Palladium, #46

When people invented the internal combustion engine they really didn’t consider the consequences. Turns out that these remarkable, revolutionary devices were noisy, smelly, and smoky.

And the smoke turned out to be not only poisonous to people but a serious global pollutant.

I live in a small town in a rural area. We don’t get urban (that is, automotive) air pollution. We are too few and too dispersed. So we don’t notice the issue. Most of the world lives in urban regions and air pollution is a serious thing. I haven’t included non-automotive (i.e. industrial) sources, but those are of course significant. In my home town, our biggest source of air pollution is home-heating wood stoves. Funny thing most residents here don’t view that (visible) smoke and those (invisible) particulates as pollution!

Those of us who remember the brown skies that covered the LA Basin the 1970s have reason to be thankful for the invention of the catalytic converter. By the 1980s the catalytic converter was in almost every car. It’s a standard item now. The country phased out leaded gas and phased in pollution control in those two decades. It’s been so long now that people have forgotten how well these schemes work. Just check out the air in LA. Fifty years later: more people, more cars, but cleaner air.

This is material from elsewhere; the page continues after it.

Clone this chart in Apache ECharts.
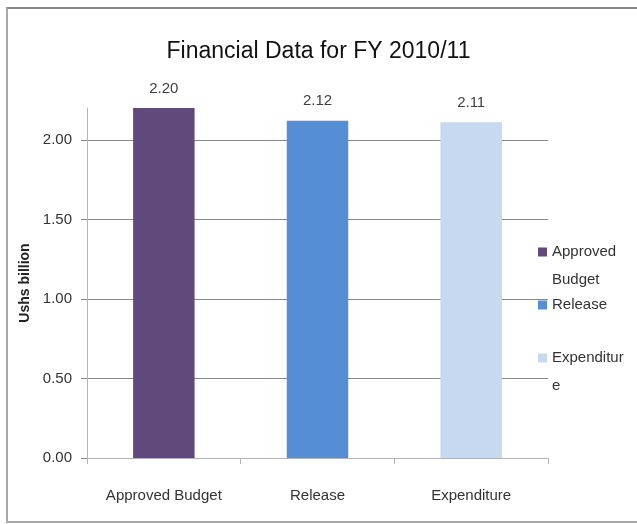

Catalytic converters, as the name implies, use a catalyst. The precious metals platinum, rhodium, and palladium (Pd, #46) are the most common. Your car probably has 3-7 grams of palladium in its converter. A US nickel weighs 5.00 grams for comparison.

Speaking of the US Mint, that’s another use for palladium—coinage. You can invest in palladium for a mere $1845 per troy ounce. The palladium coin below (it uses the same design as the old “Mercury” dime) has a face value of $25.